Elisa Dávila (Foreign Languages) and Linda Greenow (Geography) attended the Annual Meeting of Title VI Undergraduate International Studies and Foreign Language Program Directors March 4-6 in Washington, D.C. Title VI programs are administered by the U.S. Department of Education, which received 77 applications for grants in fiscal year 2000. Of those applications, 29 were funded for a total of nearly $2 million dollars, including Davila's and Greenow's "Proposal to Enhance Latin American Studies and Foreign Languages at SUNY New Paltz." The project is designed to support faculty development in order to increase course content and course offerings about Brazil and Spanish for business majors. The project includes two years of activities, such as public lectures about Brazil, a Brazilian film series, workshops for practicing teachers about curriculum and class materials on Brazil, and development of student internships in Guayaquil, Ecuador.
Twelve reporters from mid-Hudson Valley newspapers met March 14 on campus for a roundtable discussion with Sydney Schanberg, the Pulitzer Prize-winning journalist who is the James Ottaway Sr. Fellow teaching this semester in the journalism program. Journalists from the Poughkeepsie Journal, Daily Freeman, Times Herald-Record and Blue Stone Press participated.

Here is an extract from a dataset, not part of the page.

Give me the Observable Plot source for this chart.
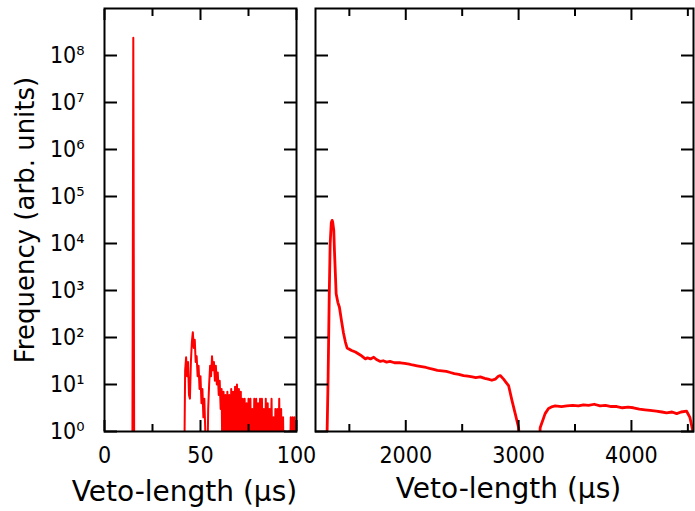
<!DOCTYPE html>
<html><head><meta charset="utf-8">
<script src="https://cdn.jsdelivr.net/npm/d3@7"></script>
<script src="https://cdn.jsdelivr.net/npm/@observablehq/plot@0.6"></script>
<style>
body{margin:0;background:#fff}
#wrap{position:relative;width:695px;height:511px;overflow:hidden;background:#fff}
#left,#right{position:absolute;top:0}
#left{left:0}
#right{left:300px}
svg{overflow:visible;background:transparent}
</style></head>
<body><div id="wrap"><div id="left"></div><div id="right"></div></div>
<script>
// ---- data ----
const yTicks = [1, 10, 100, 1e3, 1e4, 1e5, 1e6, 1e7, 1e8];
const leftMajor = [0, 50, 100];
const leftMinor = [25, 75];
const rightMajor = [2000, 3000, 4000];
const rightMinor = [1500, 2500, 3500, 4500];
const xLabel = "Veto-length (µs)";
const yLabel = "Frequency (arb. units)";

// left panel: narrow spike
const spikeBins = [14.5, 15, 15.5];
const spikeCounts = [0, 2.4e8, 0];
// left panel: tail histogram, bins of 0.5 µs from 40 to 100
const tailStart = 40, tailStep = 0.5;
const tailCounts = [
  0, 0, 0, 0, 20, 38, 15, 30, 6, 5, 30, 80, 130, 60, 90, 30, 40, 15, 25, 8,
  15, 4, 8, 2, 5, 1, 0, 0, 3, 10, 25, 15, 40, 20, 30, 12, 25, 10, 18, 6,
  12, 3, 8, 0,
  7, 0, 6, 0, 7, 0, 6, 0, 8, 0, 7, 0, 9, 0, 10, 0, 8, 0, 7, 0,
  5, 0, 5, 0, 4, 0, 5, 0, 5, 0, 3, 0, 5, 0, 5, 0, 4, 0, 5, 0,
  5, 0, 3, 0, 5, 0, 4, 0, 3, 0, 5, 0, 2, 0, 3, 0, 3, 0, 5, 0,
  3, 0, 2, 0, 1, 0, 0, 0, 1, 0, 2, 0, 2, 0, 2, 0, 0
];

// right panel
const rightX = [
  1200, 1290, 1303, 1312, 1322, 1330, 1340, 1347, 1352, 1362, 1368, 1376, 1383, 1398, 1412, 1430, 1448, 1465, 1480, 1520,
  1554, 1600, 1642, 1660, 1687, 1716, 1740, 1775, 1800, 1830, 1860, 1900, 1952, 1990, 2030, 2060, 2100, 2140, 2180, 2210,
  2247, 2280, 2320, 2360, 2395, 2430, 2470, 2512, 2550, 2590, 2620, 2660, 2700, 2730, 2763, 2793, 2820, 2837, 2867, 2890,
  2911, 2941, 2970, 3000, 3027, 3177, 3191, 3235, 3265, 3300, 3324, 3380, 3427, 3480, 3530, 3575, 3620, 3670, 3722, 3770,
  3820, 3870, 3920, 3970, 4017, 4070, 4120, 4165, 4220, 4270, 4312, 4360, 4401, 4440, 4489, 4518, 4545, 4560
];
const rightCounts = [
  0, 0, 1, 15, 850, 1e4, 2.8e4, 3.1e4, 2.9e4, 1.9e4, 7000, 2300, 850, 560, 440, 230, 125, 80, 60, 53,
  49, 42, 35, 37, 35, 38, 34, 31, 32, 30, 31, 29, 29, 28, 27, 26, 25, 24, 23, 22,
  21, 20, 19.5, 19, 18, 17, 16.5, 15.5, 15, 14.5, 14, 14.5, 13.5, 13, 12.3, 13, 15, 15.5, 13, 11,
  9.5, 4.6, 2.4, 1.2, 0, 0, 1.2, 2.4, 3.1, 3.4, 3.5, 3.4, 3.5, 3.6, 3.5, 3.7, 3.6, 3.8, 3.5, 3.6,
  3.4, 3.4, 3.2, 3.3, 3.2, 3.0, 2.9, 2.8, 2.7, 2.6, 2.5, 2.6, 2.4, 2.6, 2.7, 2.0, 1.0, 0
];

// ---- tables ----
const floorVal = 0.1; // zero counts fall below the log axis and are clipped
const spikeTable = spikeBins.map((x, i) => ({x, y: Math.max(spikeCounts[i], floorVal)}));
const tailTable = tailCounts.map((c, i) => ({x: tailStart + i * tailStep, y: Math.max(c, floorVal)}));
const rightTable = rightX.map((x, i) => ({x, y: Math.max(rightCounts[i], floorVal)}));

const sup = "⁰¹²³⁴⁵⁶⁷⁸⁹";
const fmt = d => "10" + sup[Math.round(Math.log10(d))];
const plain = d => String(d);

const tickFont = "'DejaVu Sans Condensed', 'DejaVu Sans', sans-serif";
const labelFont = "'DejaVu Sans', sans-serif";

function frameAxes(xMaj, xMin) {
  return [
    Plot.frame({stroke: "black", strokeWidth: 2}),
    Plot.axisY(yTicks, {anchor: "left", tickSize: -13, strokeWidth: 2, fill: "none", stroke: "black"}),
    Plot.axisY(yTicks, {anchor: "right", tickSize: -13, strokeWidth: 2, fill: "none", stroke: "black"}),
    Plot.axisX(xMaj, {anchor: "bottom", tickSize: -11, strokeWidth: 2, fill: "none", stroke: "black"}),
    Plot.axisX(xMin, {anchor: "bottom", tickSize: -7, strokeWidth: 2, fill: "none", stroke: "black"}),
    Plot.axisX(xMaj, {anchor: "top", tickSize: -11, strokeWidth: 2, fill: "none", stroke: "black"}),
    Plot.axisX(xMin, {anchor: "top", tickSize: -7, strokeWidth: 2, fill: "none", stroke: "black"}),
    Plot.axisX(xMaj, {anchor: "bottom", tickSize: 0, tickPadding: 15, tickFormat: plain, fontSize: 23, label: null, fill: "black"})
  ];
}

const left = Plot.plot({
  width: 300, height: 511,
  marginLeft: 104, marginRight: 4, marginTop: 8, marginBottom: 80,
  style: {fontFamily: tickFont, color: "black", background: "transparent", overflow: "visible"},
  x: {domain: [0, 100]},
  y: {type: "log", domain: [1, 1e9]},
  marks: [
    Plot.line(tailTable, {x: "x", y: "y", stroke: "red", strokeWidth: 2, clip: true}),
    Plot.line(spikeTable, {x: "x", y: "y", stroke: "red", strokeWidth: 2, clip: true}),
    ...frameAxes(leftMajor, leftMinor),
    Plot.axisY(yTicks, {anchor: "left", tickSize: 0, tickPadding: 20, tickFormat: fmt, fontSize: 23, label: null, fill: "black"}),
    Plot.text([xLabel], {text: d => d, frameAnchor: "bottom", dy: 69, dx: -16, lineAnchor: "bottom", fontSize: 28, fontFamily: labelFont, fill: "black"}),
    Plot.text([yLabel], {text: d => d, frameAnchor: "left", textAnchor: "middle", dx: -71, rotate: -90, lineAnchor: "bottom", fontSize: 26, fontFamily: labelFont, fill: "black"})
  ]
});
document.getElementById("left").append(left);

const right = Plot.plot({
  width: 395, height: 511,
  marginLeft: 15, marginRight: 2, marginTop: 8, marginBottom: 80,
  style: {fontFamily: tickFont, color: "black", background: "transparent", overflow: "visible"},
  x: {domain: [1200, 4550]},
  y: {type: "log", domain: [1, 1e9]},
  marks: [
    Plot.line(rightTable, {x: "x", y: "y", stroke: "red", strokeWidth: 2.8, clip: true}),
    ...frameAxes(rightMajor, rightMinor),
    Plot.text([xLabel], {text: d => d, frameAnchor: "bottom", dy: 66, dx: 4, lineAnchor: "bottom", fontSize: 28, fontFamily: labelFont, fill: "black"})
  ]
});
document.getElementById("right").append(right);
</script></body></html>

For H.R. Stoneback (English), November was Hemingway month. He presented the Capstone Lecture in the Hemingway Museum Millennial Series and gave a poetry reading titled "Café Millennium," which was sponsored by the Ernest Hemingway Foundation and Borders Bookstore, both in Oak Park, Ill. At Bethany College in Bethany, W.Va., he gave a lecture titled "Hemingway for the 21st Century: The 'Secret' of the Values," and gave a poetry reading at the college's Poetry 2000 Festival.
Ron Knapp (Geography) is the co-translator of a bilingual Chinese/English book on village vernacular architecture in China. Titled "Xiaoqi Village," the book, published in March 2001 by Southeast University Press in Nanjing, China, is part of the "Ancient Architecture of Huizhou" series. Knapp carried out fieldwork in the village during the summer of 1999.
Alumni in the news
Jason Holtham (Theatre Arts '95) received the $10,000 Van Lier Fellowship, administered by New Dramatists, over a two-year period.
Students in the news
Andrew Carpenter (Sociology), James DeArce (MA Sociology 2000), Neil Kaiser (Sociology) and Laura Kowalewski (Sociology) presented papers at the 71st Annual Meeting of the Eastern Sociological Society in Philadelphia, Penn., March 1-4. Peter Kaufman (Sociology) organized and presided over the session titled "Cultures of Change and Changes of Culture."